### What you should do:
The data below should be printed in full, exactly, and without any of its images.

═══ Data excerpt ═══

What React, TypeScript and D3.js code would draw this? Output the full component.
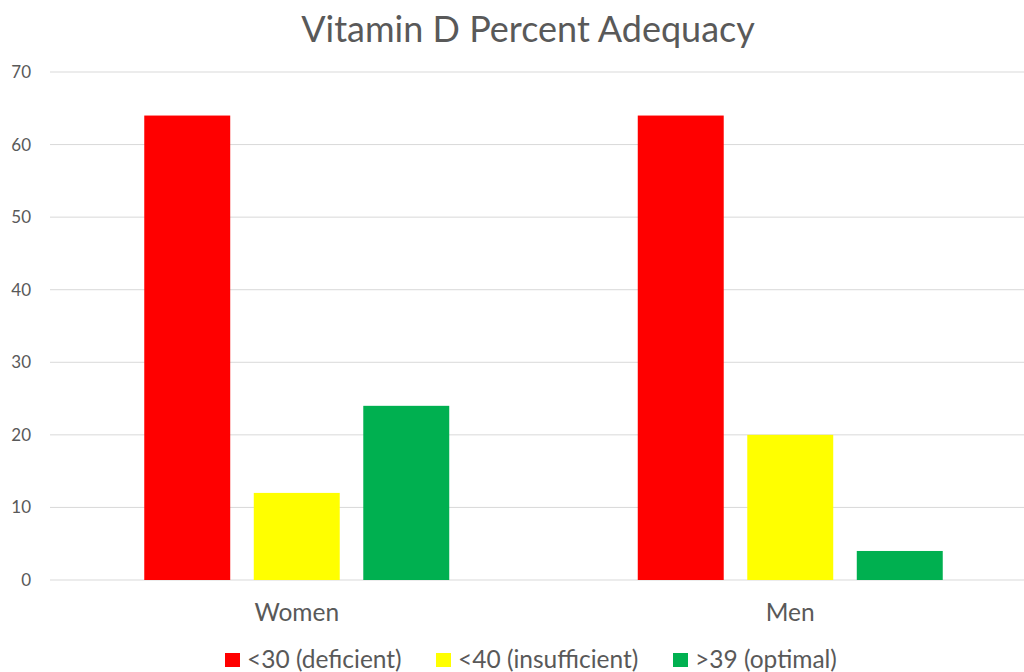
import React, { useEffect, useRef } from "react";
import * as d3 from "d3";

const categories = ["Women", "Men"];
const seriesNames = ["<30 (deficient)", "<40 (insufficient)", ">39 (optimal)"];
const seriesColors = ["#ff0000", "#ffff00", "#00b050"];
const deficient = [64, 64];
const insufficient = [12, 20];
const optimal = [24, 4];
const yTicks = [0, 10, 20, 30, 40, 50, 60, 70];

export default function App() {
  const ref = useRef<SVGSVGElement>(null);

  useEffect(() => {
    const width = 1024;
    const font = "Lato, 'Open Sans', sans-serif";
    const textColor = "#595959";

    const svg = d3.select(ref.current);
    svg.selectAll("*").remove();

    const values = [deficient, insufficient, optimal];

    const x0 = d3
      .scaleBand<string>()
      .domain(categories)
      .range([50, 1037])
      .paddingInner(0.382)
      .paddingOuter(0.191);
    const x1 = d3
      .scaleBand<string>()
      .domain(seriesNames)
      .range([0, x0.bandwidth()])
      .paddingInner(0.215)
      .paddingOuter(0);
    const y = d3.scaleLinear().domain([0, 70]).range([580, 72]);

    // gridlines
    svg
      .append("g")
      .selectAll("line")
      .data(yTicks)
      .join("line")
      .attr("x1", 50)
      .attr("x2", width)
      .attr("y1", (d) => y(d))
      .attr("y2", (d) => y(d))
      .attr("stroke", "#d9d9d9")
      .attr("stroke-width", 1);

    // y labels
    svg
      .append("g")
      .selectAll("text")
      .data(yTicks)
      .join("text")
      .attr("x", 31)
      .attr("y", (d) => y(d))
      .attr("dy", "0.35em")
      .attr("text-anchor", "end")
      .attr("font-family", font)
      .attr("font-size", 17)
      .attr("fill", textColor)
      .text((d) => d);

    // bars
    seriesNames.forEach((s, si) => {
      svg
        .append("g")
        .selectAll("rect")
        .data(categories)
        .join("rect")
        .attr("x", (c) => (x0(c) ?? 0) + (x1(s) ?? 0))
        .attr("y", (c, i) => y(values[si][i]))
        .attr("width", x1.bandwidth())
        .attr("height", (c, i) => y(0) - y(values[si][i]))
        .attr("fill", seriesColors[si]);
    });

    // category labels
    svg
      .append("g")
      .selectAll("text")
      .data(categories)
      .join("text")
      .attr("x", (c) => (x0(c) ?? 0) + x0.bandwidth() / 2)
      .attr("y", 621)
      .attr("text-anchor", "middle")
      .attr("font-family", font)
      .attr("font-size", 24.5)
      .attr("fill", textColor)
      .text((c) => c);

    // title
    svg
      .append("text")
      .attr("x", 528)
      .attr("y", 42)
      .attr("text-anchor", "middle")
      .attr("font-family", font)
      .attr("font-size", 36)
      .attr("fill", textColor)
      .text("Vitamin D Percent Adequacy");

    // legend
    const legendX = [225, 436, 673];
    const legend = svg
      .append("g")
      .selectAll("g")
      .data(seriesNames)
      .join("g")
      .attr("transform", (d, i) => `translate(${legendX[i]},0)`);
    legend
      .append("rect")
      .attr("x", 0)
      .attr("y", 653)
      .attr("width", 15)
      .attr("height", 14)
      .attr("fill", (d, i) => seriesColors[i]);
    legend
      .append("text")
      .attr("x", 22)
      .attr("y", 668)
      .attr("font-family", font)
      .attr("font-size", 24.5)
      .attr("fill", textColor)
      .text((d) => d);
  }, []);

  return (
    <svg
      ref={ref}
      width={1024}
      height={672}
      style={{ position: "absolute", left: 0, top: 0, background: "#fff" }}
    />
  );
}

═══

### Response for this exercise:
What React, TypeScript and D3.js code would draw this? Output the full component.
import React, { useEffect, useRef } from "react";
import * as d3 from "d3";

const categories = ["Women", "Men"];
const seriesNames = ["<30 (deficient)", "<40 (insufficient)", ">39 (optimal)"];
const seriesColors = ["#ff0000", "#ffff00", "#00b050"];
const deficient = [64, 64];
const insufficient = [12, 20];
const optimal = [24, 4];
const yTicks = [0, 10, 20, 30, 40, 50, 60, 70];

export default function App() {
  const ref = useRef<SVGSVGElement>(null);

  useEffect(() => {
    const width = 1024;
    const font = "Lato, 'Open Sans', sans-serif";
    const textColor = "#595959";

    const svg = d3.select(ref.current);
    svg.selectAll("*").remove();

    const values = [deficient, insufficient, optimal];

    const x0 = d3
      .scaleBand<string>()
      .domain(categories)
      .range([50, 1037])
      .paddingInner(0.382)
      .paddingOuter(0.191);
    const x1 = d3
      .scaleBand<string>()
      .domain(seriesNames)
      .range([0, x0.bandwidth()])
      .paddingInner(0.215)
      .paddingOuter(0);
    const y = d3.scaleLinear().domain([0, 70]).range([580, 72]);

    // gridlines
    svg
      .append("g")
      .selectAll("line")
      .data(yTicks)
      .join("line")
      .attr("x1", 50)
      .attr("x2", width)
      .attr("y1", (d) => y(d))
      .attr("y2", (d) => y(d))
      .attr("stroke", "#d9d9d9")
      .attr("stroke-width", 1);

    // y labels
    svg
      .append("g")
      .selectAll("text")
      .data(yTicks)
      .join("text")
      .attr("x", 31)
      .attr("y", (d) => y(d))
      .attr("dy", "0.35em")
      .attr("text-anchor", "end")
      .attr("font-family", font)
      .attr("font-size", 17)
      .attr("fill", textColor)
      .text((d) => d);

    // bars
    seriesNames.forEach((s, si) => {
      svg
        .append("g")
        .selectAll("rect")
        .data(categories)
        .join("rect")
        .attr("x", (c) => (x0(c) ?? 0) + (x1(s) ?? 0))
        .attr("y", (c, i) => y(values[si][i]))
        .attr("width", x1.bandwidth())
        .attr("height", (c, i) => y(0) - y(values[si][i]))
        .attr("fill", seriesColors[si]);
    });

    // category labels
    svg
      .append("g")
      .selectAll("text")
      .data(categories)
      .join("text")
      .attr("x", (c) => (x0(c) ?? 0) + x0.bandwidth() / 2)
      .attr("y", 621)
      .attr("text-anchor", "middle")
      .attr("font-family", font)
      .attr("font-size", 24.5)
      .attr("fill", textColor)
      .text((c) => c);

    // title
    svg
      .append("text")
      .attr("x", 528)
      .attr("y", 42)
      .attr("text-anchor", "middle")
      .attr("font-family", font)
      .attr("font-size", 36)
      .attr("fill", textColor)
      .text("Vitamin D Percent Adequacy");

    // legend
    const legendX = [225, 436, 673];
    const legend = svg
      .append("g")
      .selectAll("g")
      .data(seriesNames)
      .join("g")
      .attr("transform", (d, i) => `translate(${legendX[i]},0)`);
    legend
      .append("rect")
      .attr("x", 0)
      .attr("y", 653)
      .attr("width", 15)
      .attr("height", 14)
      .attr("fill", (d, i) => seriesColors[i]);
    legend
      .append("text")
      .attr("x", 22)
      .attr("y", 668)
      .attr("font-family", font)
      .attr("font-size", 24.5)
      .attr("fill", textColor)
      .text((d) => d);
  }, []);

  return (
    <svg
      ref={ref}
      width={1024}
      height={672}
      style={{ position: "absolute", left: 0, top: 0, background: "#fff" }}
    />
  );
}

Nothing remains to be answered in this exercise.